Obasanjo: FG’s Failure to Compensate Boko Haram, Escalated Insurgency
- Monguno calls for coordinated efforts to end extremism
The former President, Chief Olusegun Obasanjo, has alleged that the refusal of federal government to pay compensation to members of the Boko Haram sect as ordered by the court at the early stage of its formation under Mohammed Yusuf, was responsible for the escalation of violent extremism.
Obasanjo disclosed this in Abuja at a two-day national workshop on preventing violent extremism, organised by Club De Madrid (CdM) in collaboration with the Office of National Security Adviser (ONSA) and the European Union (EU).
He attributed the escalation of insurgent activities in the North East and concomitant high cost to human and economic life of people of the region to a disproportionate use of ‘stick’ rather than ‘carrot’ in quelling the insurgency.
The elder statesman who is a member and Nigerian representative of CdM, which is a Club of former presidents said said when Boko Haram’s founder, Yusuf, realised that his followers were bugged down by poverty and youth unemployment, he decided to find solutions to their needs.
According to him, the disproportionate use of force as against the conciliatory solution, was partly to blame for escalation of insurgency in the entire region, adding that counsels given to the contrary were largely ignored.

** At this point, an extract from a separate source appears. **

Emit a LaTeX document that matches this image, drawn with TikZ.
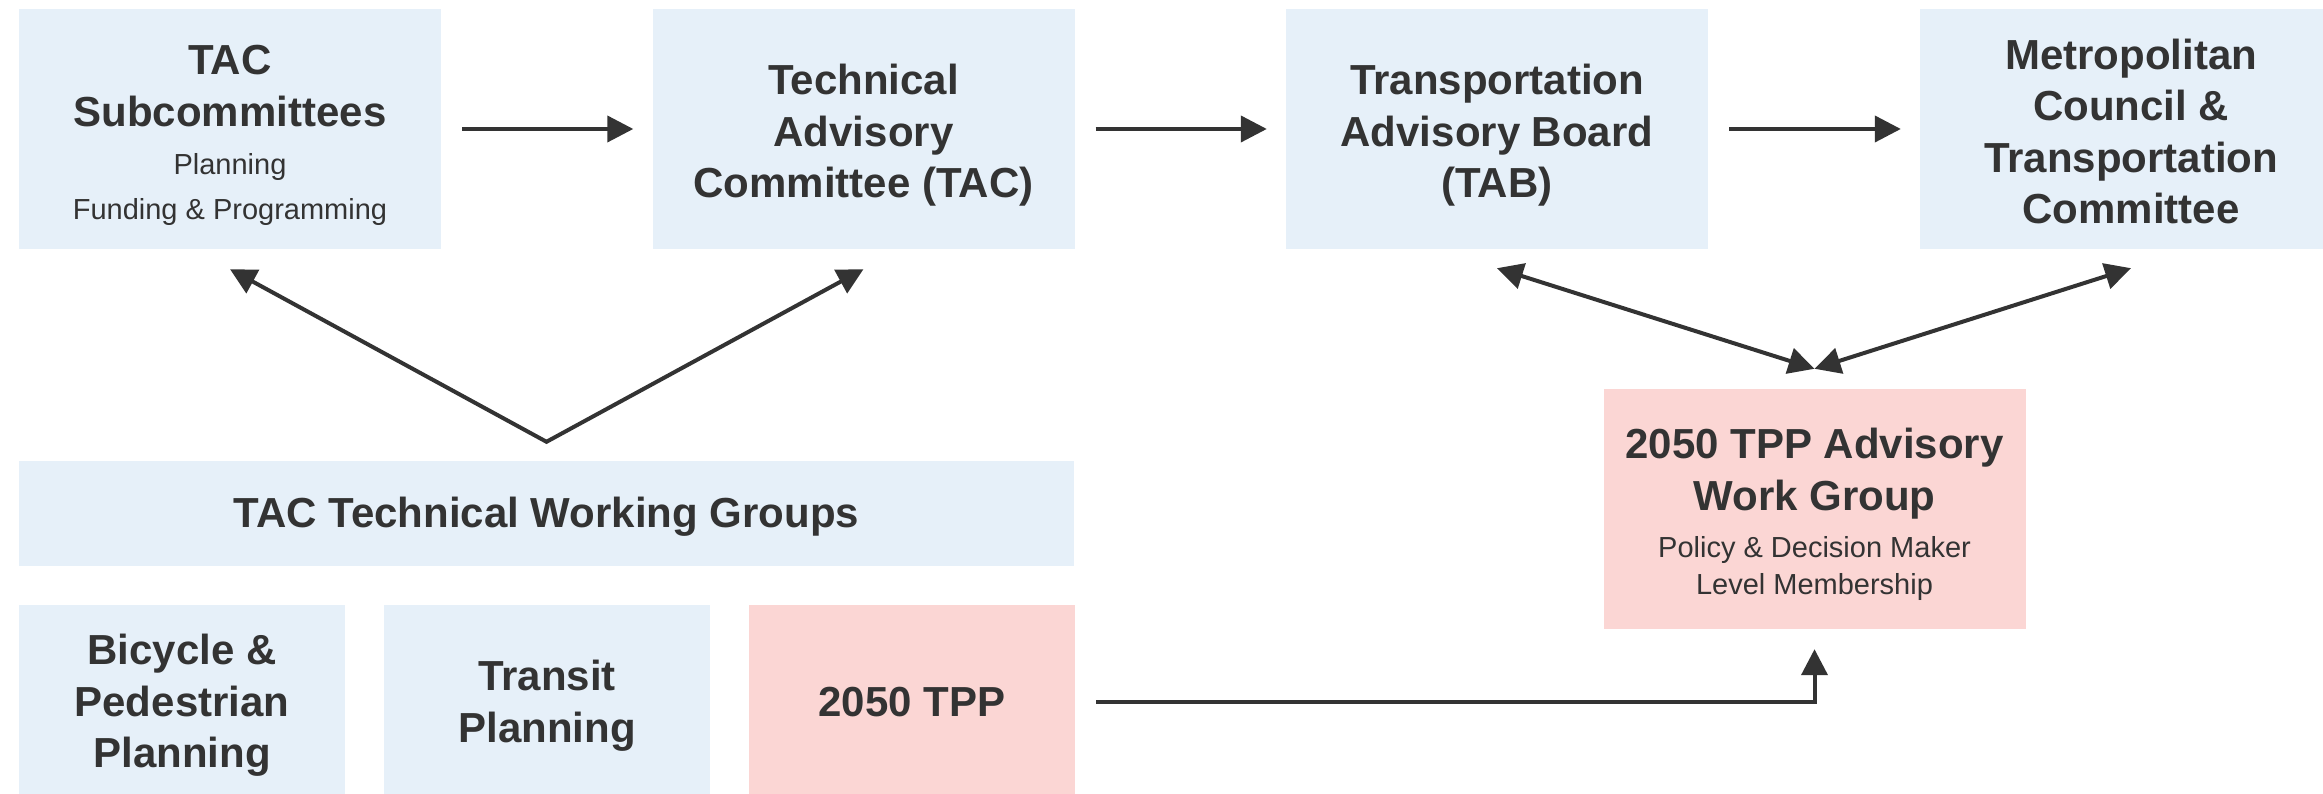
\documentclass[tikz,border=0pt]{standalone}
\usepackage{fontspec}
\setmainfont{Liberation Sans}
\usetikzlibrary{calc}
\usetikzlibrary{arrows.meta}

\definecolor{paleblue}{RGB}{230,240,249}
\definecolor{palepink}{RGB}{251,214,212}
\definecolor{ink}{RGB}{51,51,51}
\newcommand{\detailfont}{\mdseries\fontsize{29}{36.5}\selectfont}
\newcommand{\headroom}[1]{\rule{0pt}{#1}}
\newcommand{\footroom}{\rule[-9pt]{0pt}{9pt}}

\begin{document}
\begin{tikzpicture}[x=1pt, y=1pt,
  unitbox/.style={fill=paleblue, text=ink, inner sep=0pt, align=flush center, font=\bfseries\fontsize{42}{51.5}\selectfont},
  boardbox/.style={unitbox, minimum width=422pt, minimum height=240pt, text width=410pt},
  memberbox/.style={unitbox, minimum width=326pt, minimum height=194pt, text width=316pt},
  flow/.style={draw=ink, line width=4pt, ->, >={Triangle[length=26pt,width=26pt]}}]
\useasboundingbox (0,0) rectangle (2323,794);

\node[boardbox] (sub) at (230,665) {\headroom{45.5pt}TAC\\Subcommittees\\[-3pt]{\detailfont Planning}\\[-6.5pt]{\detailfont Funding \& Programming\footroom}};
\node[boardbox] (tac) at (863.5,665) {\headroom{44pt}Technical\\Advisory\\Committee (TAC)\footroom};
\node[boardbox] (tab) at (1497,665) {\headroom{44pt}Transportation\\Advisory Board\\(TAB)\footroom};
\node[boardbox] (met) at (2131,665) {\headroom{44pt}Metropolitan\\Council \&\\Transportation\\Committee\footroom};

\node[unitbox, minimum width=1055pt, minimum height=105pt, text width=1000pt] (twg) at (546.5,280.5) {\headroom{38pt}TAC Technical Working Groups\footroom};
\node[memberbox] (bike) at (182,92) {\headroom{38pt}Bicycle \&\\Pedestrian\\Planning\footroom};
\node[memberbox] (transit) at (547,92) {\headroom{38pt}Transit\\Planning\footroom};
\node[memberbox, fill=palepink] (tpp) at (912,92) {\headroom{38pt}2050 TPP\footroom};

\node[boardbox, fill=palepink] (adv) at (1814.5,285) {\headroom{44pt}2050 TPP Advisory\\Work Group\\[-4pt]{\detailfont Policy \& Decision Maker}\\[-15pt]{\detailfont Level Membership\footroom}};

\coordinate (subtip) at ($(sub.south)+(0,-20)$);
\coordinate (tactip) at ($(tac.south)+(0,-20)$);
\coordinate (apex) at ($(twg.north)+(0,19)$);
\coordinate (tabtip) at ($(tab.south)+(0,-19)$);
\coordinate (mettip) at ($(met.south)+(0,-19)$);
\coordinate (advtip) at ($(adv.north)+(0,20)$);

\draw[flow, shorten <=21pt, shorten >=19pt] (sub) -- (tac);
\draw[flow, shorten <=21pt, shorten >=19pt] (tac) -- (tab);
\draw[flow, shorten <=21pt, shorten >=19pt] (tab) -- (met);
\draw[flow, <->] (subtip) -- (apex) -- (tactip);
\draw[flow, <->] (tabtip) -- (advtip);
\draw[flow, <->] (mettip) -- (advtip);
\draw[flow, shorten <=21pt, shorten >=20pt] (tpp.east) -| (adv.south);
\end{tikzpicture}
\end{document}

He insisted that hat government use of the “stick” approach, drove the adherents to violent extremism.
Obasanjo said that Mohammed Yusuf who founded the group Boko Haram was a scholar who wanted good things for his people but was rebuffed by the authorities.
He said: “Anybody you talk to in Maiduguri, where Boko Haram festered like a bad sore, will tell you that the man, who reared it, Mohammed Yusuf, was…learned in Islamic religion, and a good orator and preacher. When he was confronted with the poverty and lack of job opportunity for his followers, he decided to try and find solution. “
On whether the government did what it ought to do to nip it in the bud, the former president said “no.”
“What were the solutions he found? Hate preaching and being lawless within the community…”
Also speaking, the National Security Adviser (NSA), Maj-Gen. Babagana Monguno(rtd), said addressing violent extremism requires a coordinated, comprehensive approach that addresses underlying structural and economic problems.
Monguno added that nations should as well significantly improve their capacity in securing their borders while denying terrorists mobility and safe havens.
“This approach must necessarily be anchored on continued political and economic growth and improvement, including good governance, strengthening institutions, especially the criminal justice system, and increasing access to jobs and education opportunities for a bulging youth population, build an inclusive administration that takes into account yearnings and aspirations of all,” he said.
The NSA traced the rise of violent extremism and terrorism which swept through the sahel region to events in Libya and Mali which he said emboldened radical and criminal elements in the subregion, increasing their access to sophisticated weapons
He said the theme of the workshop is quite appropriate as it will add to the growing body of knowledge that would shape national, regional and global policy in tackling the many challenges of violent extremism.